An Open Letter To The Guy Who Cat-Called Me
Considering how you seem to be a very vocal individual, I was hoping you’d be open to this conversation.
By Ella Ceron
Hi, there. How’s your day going?
I don’t know you, and you don’t know me, but I wanted to take the time to talk about something. And considering how you seem to be a very vocal individual, I was hoping you’d be open to this conversation.
Because I heard what you said about me to your friends as I was walking down the street. Hell, the whole block heard it because you weren’t being particularly quiet. In fact, you seemed to revel in the fact that you were being so loud, that you felt big and confident enough to practically shout it out to the universe that my ass was only good for being torn up. I’m paraphrasing here, but bear with me, because I also heard your friends’ laughter, and I heard you continue your creative little wish list of all the things you’d like to do with my backside, despite the fact that I’d never seen you before in my life, and that ass in question does not belong to you.

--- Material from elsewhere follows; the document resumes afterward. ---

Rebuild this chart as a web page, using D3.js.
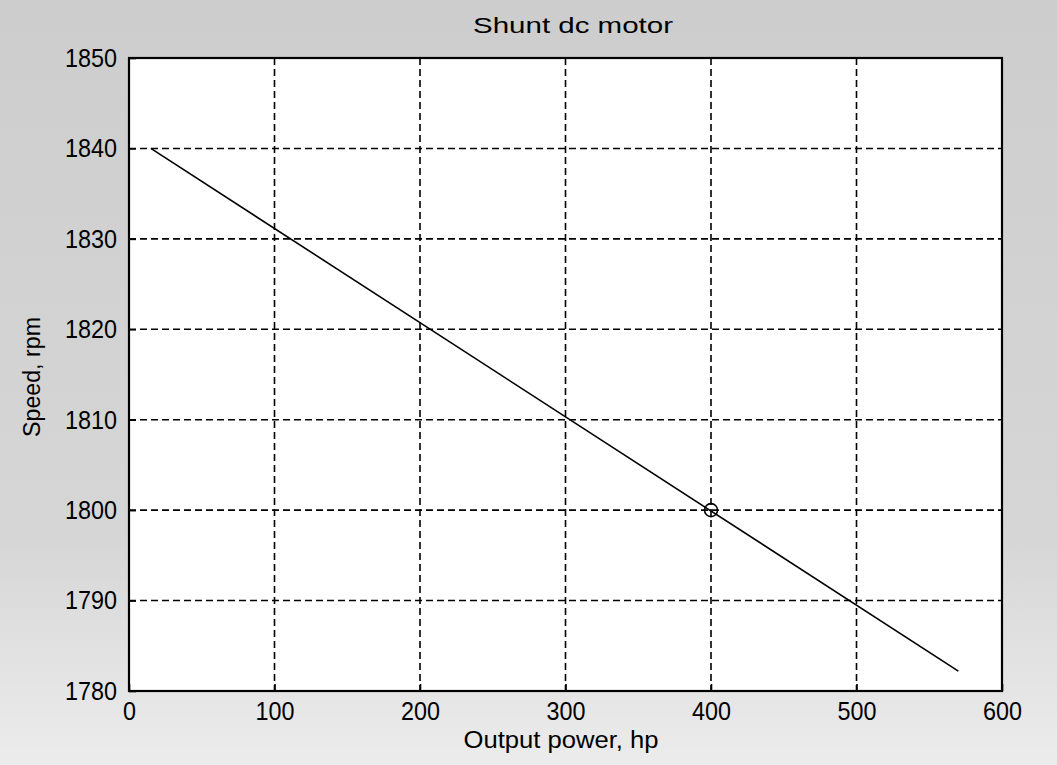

And I also heard one friend, the meek moral conscience of the group, I suppose, suggest you were being just a little too loud. That there were kids around. And I heard you tell him that it didn’t matter, because I couldn’t understand you anyway.
But I did.
I understood every single word you said, from the very first low hissing that started before I even passed the stoop where you and your friends sat, to the dismissive scoff that “la blanca no entiende.” Except I did. Except I do.
And even if you knew that the “white girl” is Latina and understands Spanish, would you have said what you did as loudly as you did? Because you seemed to revel in the fact that you could raise your voice about this particular topic, the way little kids feel the need to shout the minute they leave a library. It seemed to make your victory at being the first of your friends to comment all the sweeter. You were holding court and being jester all at once, and for what purpose? For your friends to think you were clever and bold and masculine?
Because it certainly wasn’t for my benefit. The last time I took comments in any such vein as flattering, I’d been dating the guy who said them for six months. And even then, his comments weren’t out of the blue, but I don’t need to discuss my sexual history with you. Because there is never going to be anything sexual between us.
I mean, let’s think about this from a purely analytically point of view. Let’s say you catcall six women a day—maybe not as enthusiastically as you did me, but let’s say you offer a hearty “damn, girl” to an average of six. Of those six, how many are likely to respond favorably? (Let’s call this your ROI.) How many are going to give you a smile, or better yet, their phone number? And of those girls who do, how many are you going to date seriously? Maybe I’m not giving you the benefit of the doubt, but if you already told your friends what you’d like to do in private with me, what’s to say you wouldn’t deride your dates with your friends, too? If you invest x amount of time on y amount of women, only to receive a small interest with very little growth possibility, you’ve got yourself a really bad deal. In the end, you’re basically losing what you initially invested.
And I understand. I’ve heard it a thousand times before that I should take the “good afternoon”s and “you’re gorgeous”s in stride, that it’s meant to be flattering, that it’s a compliment. And on any given day, those passing words of having a nice day can sometimes be genuine and kind and nice. I understand that I’ve been leered at one too many times and put on edge by one too many hisses and I am therefore cynical about any attention given to me by any man I don’t know. I recognize the fact that as a woman, I’ve heard one too many comments about my boobs to really think any attention could be coming from a genuine place. But your words weren’t innocuous little compliments. Your words were downright rude.
And what you were saying had nothing to do with me, not really. It had to do with my ass, which involved you projecting your own sex drive on me, and I want nothing to do with you or with having sex with you. In any capacity. At all. Keep on suggesting different activities to your buddies, but I can’t honestly see how being your sex object would benefit me in any way, shape, or form.
Because what you’re doing is reducing me down to a bunch of parts you’d like to play with, like a butcher deciding on the choice cuts of meat. Men get parceled up, too, and women discuss abs and biceps and penises regularly. But I’ve rarely ever heard a woman try to pick up a man as he passed by them, and catcalling isn’t something that’s new or even novel. I have never spoken to a woman who hasn’t experienced at least some form of the catcall, and if you’re all out there, just whistling at anything that moves, how are we supposed to be flattered when it’s such a common occurrence? I’ve been leered at, had my personal space invaded by men leaning in to whisper something awful in my ear. I know women who have been followed by men awful things until somebody else passed by and broke the aloneness. I’ve been catcalled by a man pushing his daughter in a stroller. Do you really think we’ll feel special? Or do you think that because it’s coming from you, that this one particular instance in which you’ve made your opinion known about a stranger you will never see again in your life, and in whose life you play absolutely no role, will be different?
You try being a woman for one day. You try seeing how much attention you get, even when you’re in sweats and buying cat food at the bodega.
And then tell me you’d still like to rip into my ass.
But even then, you’d still have no actual right to say so.